People are using the internet (and social media) in a very different way than they were even a few years ago.  We still research and review online like we did when the internet was new– but now we have large niche networks and communities that provide platforms for discussions about our likes and dislikes, interests, ideas, reviews, and everything in between. These large segregated groups allow us to have “real time” interactions with hundreds (if not thousands) of our “friends and followers” and the outcome from these perceived “word of mouth” conversations can have positive or negative effects on your brand.

If you are not at least following your brand online via tools such as google alerts, social mention or blog pulse you may not be aware that people are already talking about you on a regular basis.  The conversations that they’re having about your brand may be good or bad – but not knowing is NOT smart!

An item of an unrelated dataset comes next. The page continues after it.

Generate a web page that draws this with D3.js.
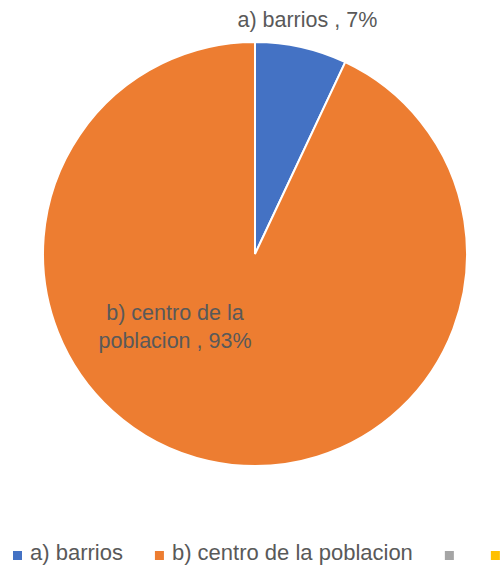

You may already have a large thriving online community of interested drinkers, aficionados and influencers who love (or hate) your brand.  For those that love it – give them more to love! Engage with them, share your story, and continue to build those relationships. For those that hate it – find out why (even without talking to them or engaging with them by using the tools mentioned above) and then use that knowledge to make the necessary improvements.

But just be sure you are aware of what is being said about you even if you are not actively engaging.

A great passage that confirms this is from the post titled: Old World Winemakers Shun Social Media Grapevine

“Wine is a social beverage and with the social media, I want to be part of the conversation rather than being talked about,” said Cloudy Bay’s Ian Morden, a 41 year old winemaker who has worked in Australia and New Zealand who read bloggers.

His colleague, Nicolas Audebert, 34, a winemaker for Cheval des Andes, is amazed by how extensive social media is and appalled by how intrusive it can be. “My whole life is online, even before I was online,” Audebert said.